EXERCISE TASK >> Take the material below and retype it in full; pictures are left out.
[Begin SOURCE EXCERPT]
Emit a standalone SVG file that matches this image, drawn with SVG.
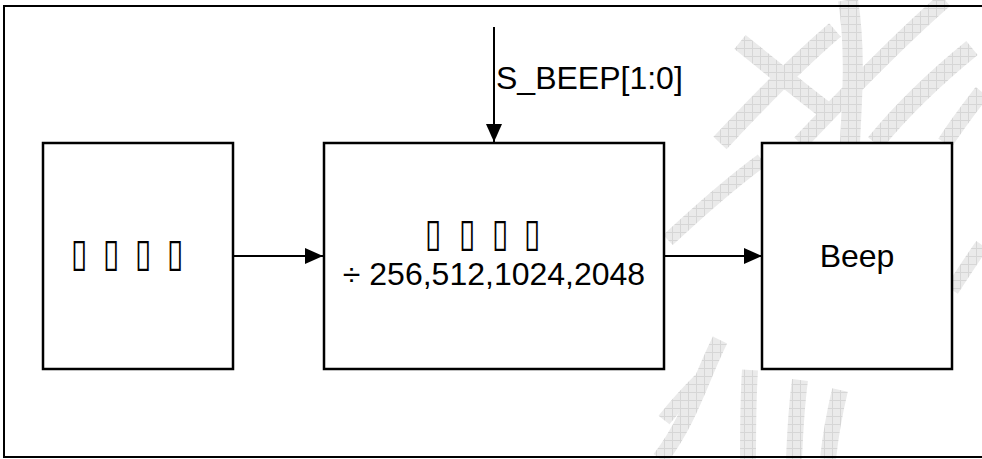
<svg xmlns="http://www.w3.org/2000/svg" width="982" height="459" viewBox="0 0 982 459">
<defs>
<pattern id="grid" width="8" height="8" patternUnits="userSpaceOnUse">
<rect width="8" height="8" fill="#eaeaea"/>
<path d="M0 0.5H8M0.5 0V8" stroke="#d6d6d6" stroke-width="1" fill="none"/>
</pattern>
<marker id="arrow" viewBox="0 0 18 16" refX="18" refY="8" markerWidth="18" markerHeight="16" markerUnits="userSpaceOnUse" orient="auto">
<path d="M0 0L18 8L0 16Z" fill="#000"/>
</marker>
</defs>
<style>
.box{fill:#fff;stroke:#000;stroke-width:2.5}
.lbl{font-family:"Liberation Sans",Arial,sans-serif;font-size:32px;fill:#000}
.tofu{font-family:"DejaVu Sans",sans-serif;font-size:30px;fill:#000}
.wm{fill:none;stroke:url(#grid);stroke-linecap:butt}
.conn{stroke:#000;stroke-width:2;fill:none}
</style>
<rect width="982" height="459" fill="#fff"/>
<g id="watermark">
<path class="wm" stroke-width="20" d="M848 0C856 50 852 100 850 143"/>
<path class="wm" stroke-width="18" d="M720 143C760 100 800 60 835 30"/>
<path class="wm" stroke-width="18" d="M740 42C775 70 805 95 832 115"/>
<path class="wm" stroke-width="16" d="M800 143C860 80 910 30 945 0"/>
<path class="wm" stroke-width="18" d="M875 143C910 100 945 70 972 48"/>
<path class="wm" stroke-width="16" d="M945 143C960 120 972 105 982 92"/>
<path class="wm" stroke-width="14" d="M668 240C700 210 735 180 762 160"/>
<path class="wm" stroke-width="14" d="M952 290C965 270 975 255 982 245"/>
<path class="wm" stroke-width="16" d="M720 340C700 380 690 420 660 459"/>
<path class="wm" stroke-width="16" d="M750 370C748 400 748 430 748 459"/>
<path class="wm" stroke-width="16" d="M800 380C796 410 795 435 794 459"/>
<path class="wm" stroke-width="16" d="M840 390C834 415 830 440 828 459"/>
<path class="wm" stroke-width="14" d="M664 420C680 400 690 390 700 380"/>
</g>
<rect x="4" y="6" width="990" height="451" fill="none" stroke="#000" stroke-width="2"/>
<g id="connectors">
<line class="conn" x1="494" y1="27" x2="494" y2="142" marker-end="url(#arrow)"/>
<line class="conn" x1="233" y1="256" x2="323" y2="256" marker-end="url(#arrow)"/>
<line class="conn" x1="664" y1="256" x2="762" y2="256" marker-end="url(#arrow)"/>
<text class="lbl" x="496" y="89">S_BEEP[1:0]</text>
</g>
<g id="node-clock">
<rect class="box" x="43" y="143" width="190" height="226"/>
<text class="tofu" transform="translate(0 266) scale(1 1.3)" x="79 111 143 175" y="0" text-anchor="middle">▯▯▯▯</text>
</g>
<g id="node-divider">
<rect class="box" x="324" y="143" width="340" height="226"/>
<text class="tofu" transform="translate(0 246) scale(1 1.3)" x="433 467 500 532" y="0" text-anchor="middle">▯▯▯▯</text>
<text class="lbl" x="494" y="285" text-anchor="middle">÷ 256,512,1024,2048</text>
</g>
<g id="node-beep">
<rect class="box" x="762" y="143" width="190" height="226"/>
<text class="lbl" x="857" y="267" text-anchor="middle">Beep</text>
</g>
</svg>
[End SOURCE EXCERPT]
COMPLETE OUTPUT >>
Emit a standalone SVG file that matches this image, drawn with SVG.
<svg xmlns="http://www.w3.org/2000/svg" width="982" height="459" viewBox="0 0 982 459">
<defs>
<pattern id="grid" width="8" height="8" patternUnits="userSpaceOnUse">
<rect width="8" height="8" fill="#eaeaea"/>
<path d="M0 0.5H8M0.5 0V8" stroke="#d6d6d6" stroke-width="1" fill="none"/>
</pattern>
<marker id="arrow" viewBox="0 0 18 16" refX="18" refY="8" markerWidth="18" markerHeight="16" markerUnits="userSpaceOnUse" orient="auto">
<path d="M0 0L18 8L0 16Z" fill="#000"/>
</marker>
</defs>
<style>
.box{fill:#fff;stroke:#000;stroke-width:2.5}
.lbl{font-family:"Liberation Sans",Arial,sans-serif;font-size:32px;fill:#000}
.tofu{font-family:"DejaVu Sans",sans-serif;font-size:30px;fill:#000}
.wm{fill:none;stroke:url(#grid);stroke-linecap:butt}
.conn{stroke:#000;stroke-width:2;fill:none}
</style>
<rect width="982" height="459" fill="#fff"/>
<g id="watermark">
<path class="wm" stroke-width="20" d="M848 0C856 50 852 100 850 143"/>
<path class="wm" stroke-width="18" d="M720 143C760 100 800 60 835 30"/>
<path class="wm" stroke-width="18" d="M740 42C775 70 805 95 832 115"/>
<path class="wm" stroke-width="16" d="M800 143C860 80 910 30 945 0"/>
<path class="wm" stroke-width="18" d="M875 143C910 100 945 70 972 48"/>
<path class="wm" stroke-width="16" d="M945 143C960 120 972 105 982 92"/>
<path class="wm" stroke-width="14" d="M668 240C700 210 735 180 762 160"/>
<path class="wm" stroke-width="14" d="M952 290C965 270 975 255 982 245"/>
<path class="wm" stroke-width="16" d="M720 340C700 380 690 420 660 459"/>
<path class="wm" stroke-width="16" d="M750 370C748 400 748 430 748 459"/>
<path class="wm" stroke-width="16" d="M800 380C796 410 795 435 794 459"/>
<path class="wm" stroke-width="16" d="M840 390C834 415 830 440 828 459"/>
<path class="wm" stroke-width="14" d="M664 420C680 400 690 390 700 380"/>
</g>
<rect x="4" y="6" width="990" height="451" fill="none" stroke="#000" stroke-width="2"/>
<g id="connectors">
<line class="conn" x1="494" y1="27" x2="494" y2="142" marker-end="url(#arrow)"/>
<line class="conn" x1="233" y1="256" x2="323" y2="256" marker-end="url(#arrow)"/>
<line class="conn" x1="664" y1="256" x2="762" y2="256" marker-end="url(#arrow)"/>
<text class="lbl" x="496" y="89">S_BEEP[1:0]</text>
</g>
<g id="node-clock">
<rect class="box" x="43" y="143" width="190" height="226"/>
<text class="tofu" transform="translate(0 266) scale(1 1.3)" x="79 111 143 175" y="0" text-anchor="middle">▯▯▯▯</text>
</g>
<g id="node-divider">
<rect class="box" x="324" y="143" width="340" height="226"/>
<text class="tofu" transform="translate(0 246) scale(1 1.3)" x="433 467 500 532" y="0" text-anchor="middle">▯▯▯▯</text>
<text class="lbl" x="494" y="285" text-anchor="middle">÷ 256,512,1024,2048</text>
</g>
<g id="node-beep">
<rect class="box" x="762" y="143" width="190" height="226"/>
<text class="lbl" x="857" y="267" text-anchor="middle">Beep</text>
</g>
</svg>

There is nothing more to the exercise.